Kentucky Writers Hall of Fame

James C. Klotter

James C. Klotter

James Christopher Klotter, an award-winning author, professor and the State Historian of Kentucky since 1980, has spent his career researching and interpreting Kentucky’s history.

“With the possible exception of Thomas D. Clark, Jim probably knows more about the Commonwealth than anyone else in our history,” said William Ellis, a fellow Kentucky historian and author.

Klotter was born in Lexington to Marjorie Gibson and John C. Klotter. His parents divorced when he was young, and he grew up mostly in Owsley County. Klotter was educated at the University of Kentucky, where he earned a Ph.D. in history in 1975. He was a U.S. Army officer, 1970-71.

“As a young child, I had traveled to many Kentucky sites with my father and had always found them fascinating,” Klotter said.

But he didn’t start taking Kentucky history seriously until graduate school, when mentor Holman Hamilton got him interested in the Breckinridge family. “That dissertation required me to study the state’s history over a two-century timeframe, which awoke in me a fascination with the state’s past—and its future.”

Klotter is the author of 10 books and more than 60 articles. He also wrote chapters for six other books, edited 11 more books and has given almost 1,000 talks about Kentucky history across the state.

“Research is usually fun, as you read other peoples’ mail or old newspapers or recent interviews and the like,” he said. “Writing is a solitary action, and it can be hard at times. But there is a special joy when you craft a well-written sentence, when you understand your subject and can explain that revelation to the reader, when you realize that you are creating a special story that no one else can do.

“In fiction, you are limited by your imagination; in nonfiction, historical writing you are limited by your sources,” he said. “How frustrating it can be to feel you know something important about your subject, but you cannot find the sources to prove it. But there is a real excitement when you do find missing pieces to the puzzle, when you are operating as the historian as detective, when you find answers no one else has discovered.”

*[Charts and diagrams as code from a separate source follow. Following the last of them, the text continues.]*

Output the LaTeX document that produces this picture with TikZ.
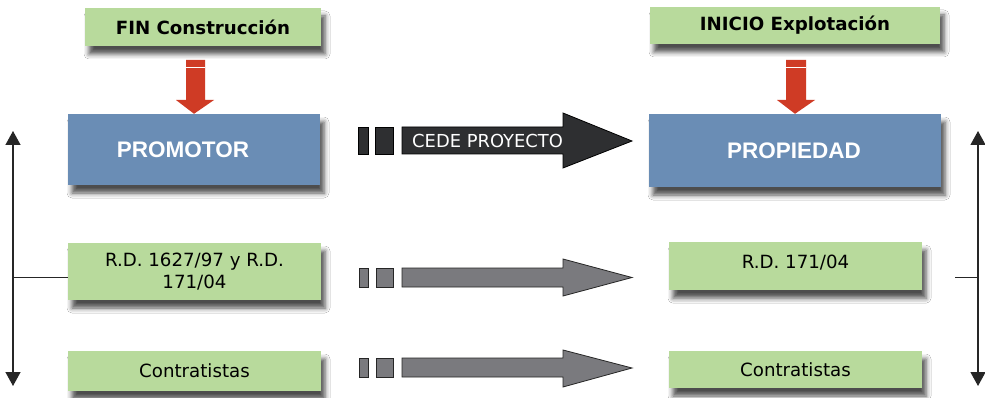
\documentclass[tikz,border=0pt]{standalone}
\usepackage{fontspec}
\usetikzlibrary{shadows.blur,arrows.meta}
\newfontfamily\dvs{DejaVu Sans}
\newfontfamily\lsans{Liberation Sans}
\definecolor{boxgreen}{HTML}{B8DA9C}
\definecolor{boxblue}{HTML}{6A8DB5}
\definecolor{arrred}{HTML}{CF3B25}
\definecolor{arrdark}{HTML}{2E2F31}
\definecolor{arrgray}{HTML}{7A7A7E}
\tikzset{
  shad/.style={blur shadow={shadow xshift=4pt, shadow yshift=-8pt, shadow blur radius=5pt, shadow opacity=70}},
  greenbox/.style={shad, fill=boxgreen, draw=none, inner sep=0pt, align=center, font=\dvs\fontsize{18.2}{22}\selectfont},
  titlebox/.style={greenbox, font=\dvs\bfseries\fontsize{18.2}{20}\selectfont},
  bluebox/.style={shad, fill=boxblue, draw=none, inner sep=0pt},
  bluetext/.style={text=white, font=\lsans\bfseries\fontsize{22.5}{26}\selectfont, inner sep=0pt},
  redarrow/.style={fill=arrred, draw=none},
  darkarrow/.style={fill=arrdark, draw=black, line width=0.8pt},
  grayarrow/.style={fill=arrgray, draw=black!85, line width=0.8pt},
  sidearrow/.style={line width=1.3pt, black!85, {Triangle[width=15pt,length=14pt]}-{Triangle[width=15pt,length=14pt]}},
}
\begin{document}
\begin{tikzpicture}[x=1pt,y=-1pt]
\useasboundingbox[fill=white] (0,0) rectangle (985,398);

% top title boxes
\node[titlebox, minimum width=236pt, minimum height=38pt] (fin) at (203,27) {FIN Construcción};
\node[titlebox, minimum width=290pt, minimum height=37pt] (ini) at (795,25.5) {INICIO Explotación};

% blue boxes
\node[bluebox, minimum width=252pt, minimum height=71pt] (prom) at (194,149.5) {};
\node[bluetext] (promt) at (183,150) {PROMOTOR};
\node[bluebox, minimum width=292pt, minimum height=73pt] (prop) at (795,150.5) {};
\node[bluetext] (propt) at (794,151) {PROPIEDAD};

% green boxes
\node[greenbox, minimum width=253pt, minimum height=57pt] (rd1) at (194.5,271.5) {R.D. 1627/97 y R.D.\\171/04};
\node[greenbox, minimum width=253pt, minimum height=40pt] (con1) at (194.5,371) {Contratistas};
\node[greenbox, minimum width=253pt, minimum height=48pt, anchor=north] (rd2) at (795.5,242) {};
\node[font=\dvs\fontsize{18.2}{22}\selectfont, inner sep=0pt] (rd2t) at (795.5,263) {R.D. 171/04};
\node[greenbox, minimum width=253pt, minimum height=37pt] (con2) at (795.5,369.5) {Contratistas};

% red arrows
\draw[redarrow] (186,60) -- (205,60) -- (205,100) -- (214,100) -- (prom.north) -- (176,100) -- (186,100) -- cycle;
\draw[white, line width=0.6pt] (186,67) -- (205,67);
\draw[redarrow] (786,60) -- (806,60) -- (806,100) -- (815,100) -- (prop.north) -- (777,100) -- (786,100) -- cycle;
\draw[white, line width=0.6pt] (786,67) -- (806,67);

% dark arrow
\draw[darkarrow] (358,127) rectangle (368,154);
\draw[darkarrow] (375,127) rectangle (393,154);
\draw[darkarrow] (402,127) -- (563,127) -- (563,113) -- (632,141) -- (563,168) -- (563,154) -- (402,154) -- cycle;
\node[anchor=west, text=white, inner sep=0pt, font=\dvs\fontsize{17.9}{20}\selectfont] (cede) at (412,141) {CEDE PROYECTO};

% gray arrows
\draw[grayarrow] (359,268) rectangle (368,287);
\draw[grayarrow] (376,268) rectangle (393,287);
\draw[grayarrow] (402,268) -- (563,268) -- (563,259) -- (632,277.5) -- (563,296) -- (563,287) -- (402,287) -- cycle;
\draw[grayarrow] (359,358) rectangle (368,377);
\draw[grayarrow] (376,358) rectangle (393,377);
\draw[grayarrow] (402,358) -- (563,358) -- (563,350) -- (632,368) -- (563,387) -- (563,377) -- (402,377) -- cycle;

% side arrows
\coordinate (lt) at (13,131);
\coordinate (lb) at (13,386);
\coordinate (lm) at (13,277);
\draw[sidearrow] (lt) -- (lb);
\draw[line width=1pt, black!85] (lm) -- (rd1.west |- lm);
\coordinate (rt) at (978,131);
\coordinate (rb) at (978,386);
\coordinate (rm) at (978,277);
\coordinate (rmw) at (955,277);
\draw[sidearrow] (rt) -- (rb);
\draw[line width=1pt, black!85] (rmw) -- (rm);
\end{tikzpicture}
\end{document}
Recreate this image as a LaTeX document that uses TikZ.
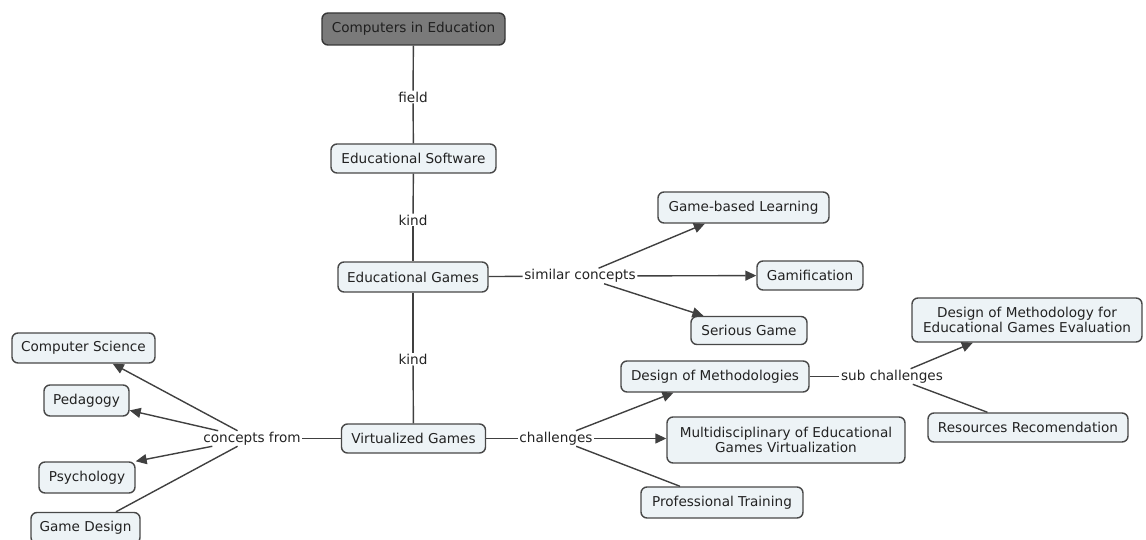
\documentclass[tikz,border=0pt]{standalone}
\usepackage{fontspec}
\setmainfont{DejaVu Sans}
\usetikzlibrary{arrows.meta}
\definecolor{boxfill}{RGB}{237,243,246}
\definecolor{boxline}{RGB}{72,72,72}
\definecolor{linkc}{RGB}{64,64,64}
\definecolor{txt}{RGB}{34,34,34}
\definecolor{topfill}{RGB}{122,122,122}
\definecolor{topline}{RGB}{55,55,55}
\begin{document}
\begin{tikzpicture}[x=1pt,y=-1pt,
  concept/.style={draw=boxline, fill=boxfill, line width=1.4pt, rounded corners=6pt,
    text=txt, font=\fontsize{13.6}{15.5}\selectfont, inner xsep=2pt, inner ysep=0pt, align=center},
  topconcept/.style={concept, draw=topline, fill=topfill, text=black!88},
  linklbl/.style={text=txt, font=\fontsize{13.6}{15.5}\selectfont, inner xsep=1.5pt, inner ysep=1pt},
  conn/.style={draw=linkc, line width=1.4pt},
  arr/.style={conn, -{Triangle[length=11pt,width=10pt]}}]
\useasboundingbox (0,0) rectangle (1146,540);

% concepts
\node[topconcept, minimum width=183pt, minimum height=32pt] (cie) at (413.5,29) {Computers in Education};
\node[concept, minimum width=165pt, minimum height=29pt] (es) at (413.5,158.5) {Educational Software};
\node[concept, minimum width=150pt, minimum height=30pt] (eg) at (413,277) {Educational Games};
\node[concept, minimum width=144pt, minimum height=29pt] (vg) at (413.5,438.5) {Virtualized Games};
\node[concept, minimum width=171pt, minimum height=31pt] (gbl) at (743.5,207.5) {Game-based Learning};
\node[concept, minimum width=106pt, minimum height=29pt] (gam) at (810,275.5) {Gamification};
\node[concept, minimum width=116pt, minimum height=28pt] (sg) at (749,330.5) {Serious Game};
\node[concept, minimum width=230pt, minimum height=44pt] (dmfe) at (1027,320) {Design of Methodology for\\Educational Games Evaluation};
\node[concept, minimum width=188pt, minimum height=31pt] (dm) at (715,376.5) {Design of Methodologies};
\node[concept, minimum width=238pt, minimum height=46pt] (mul) at (786,440) {Multidisciplinary of Educational\\Games Virtualization};
\node[concept, minimum width=200pt, minimum height=29pt] (rr) at (1028,427.5) {Resources Recomendation};
\node[concept, minimum width=162pt, minimum height=31pt] (pt) at (722,502.5) {Professional Training};
\node[concept, minimum width=143pt, minimum height=30pt] (cs) at (83.5,348) {Computer Science};
\node[concept, minimum width=85pt, minimum height=31pt] (ped) at (86.5,400.5) {Pedagogy};
\node[concept, minimum width=96pt, minimum height=31pt] (psy) at (87,477.5) {Psychology};
\node[concept, minimum width=109pt, minimum height=31pt] (gd) at (85.5,528) {Game Design};

% link labels
\node[linklbl] (field) at (413,97) {field};
\node[linklbl] (kind1) at (413,220) {kind};
\node[linklbl] (kind2) at (413,359) {kind};
\node[linklbl] (sim) at (580,276) {similar concepts};
\node[linklbl] (cf) at (252,438.5) {concepts from};
\node[linklbl] (ch) at (556,438.5) {challenges};
\node[linklbl] (sub) at (892,376.5) {sub challenges};

% connectors
\draw[conn] (cie) -- (field);
\draw[conn] (field) -- (es);
\draw[conn] (es) -- (kind1);
\draw[conn] (kind1) -- (eg);
\draw[conn] (eg) -- (kind2);
\draw[conn] (kind2) -- (vg);

\draw[conn] (eg) -- (sim);
\draw[arr] (sim) -- (gbl);
\draw[arr] (sim) -- (gam);
\draw[arr] (sim) -- (sg);

\draw[conn] (vg) -- (cf);
\draw[arr] (cf) -- (cs);
\draw[arr] (cf) -- (ped);
\draw[arr] (cf) -- (psy.north east);
\draw[conn] (cf) -- (gd.28);

\draw[conn] (vg) -- (ch);
\draw[arr] (ch) -- (dm);
\draw[arr] (ch) -- (mul.west |- ch);
\draw[conn] (ch) -- (pt);

\draw[conn] (dm) -- (sub);
\draw[arr] (sub) -- (dmfe);
\draw[conn] (sub) -- (rr);
\end{tikzpicture}
\end{document}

Klotter said he is especially proud of two books: his most recent one, Henry Clay: The Man Who Would Be President (Oxford University Press, 2018), and Kentucky Justice, Southern Humor, and American Manhood: Understanding the Life and Death of Richard Reid ( LSU Press, 2003).

The Clay book “encompasses such an imposing national subject, over such a long time period, and covered a timeframe where I had not worked in much previously,” he said. “The other favorite is almost the reverse. (It) explores the life and death of an almost forgotten man, but in a short book looks at him in special depth and is, I think, well-written and even shocking.”

Klotter went to work for the Kentucky Historical Society in 1973 and was its executive director from 1990 to 1998. He directed funding and started construction of the Thomas D. Clark Center for Kentucky History in Frankfort. He was a history professor at Georgetown College from 1998 until his retirement in 2018.

He has been a leader in many other historical organizations, including the Filson Historical Society, the Kentucky Oral History Commission, the Southern Historical Association, the Organization of American Historians and the Kentucky Civil War Roundtable.

Klotter has been married since 1966 to Freda Campbell Klotter, whom he met when he was five years old. She was his co-author on two Kentucky history textbooks. They have two daughters, a son and seven grandchildren.


Selected Bibliography

Henry Clay: The Man Who Would Be President (2018)
In Defense of Clio (2016)
A Concise History of Kentucky (2008) With Freda Klotter
Faces of Kentucky (2008) With Freda Klotter
Kentucky Justice, Southern Humor, and American Manhood: Understanding the Life and Death of Richard Reid (2003)
A New History of Kentucky (1997)
Kentucky: A Portrait in Paradox, 1900-1950 (1996)
History Mysteries: The Cases of James Harrod, Tecumseh, “Honest Dick” Tate, and William Goebel (1989)
The Breckinridges of Kentucky, 1760-1981 (1986)
William Goebel: The Politics of Wrath (1977)
Kentucky: Decades of Discord, 1865-1900 (1977) With Hambleton Tapp.


Major Awards:

University of Kentucky Medallion for Intellectual Achievement (2016)
Carl West Literary Award, Kentucky Book Festival (2021)
Governor’s Outstanding Kentuckian Award (1998)
Distinguished Service Award, Kentucky Historical Society (1998)
Thomas D. Clark Award for Excellence in Kentucky History (2003)
Thomas D. Clark Award for Literary Excellence (2005)
Outstanding Alumnus of Kentucky Award, Kentucky Council on Postsecondary Education (2008)
Clay Lancaster Heritage Education Award, Blue Grass Trust for Historic Preservation (2013)
Honorary degrees from Eastern Kentucky University and Union College.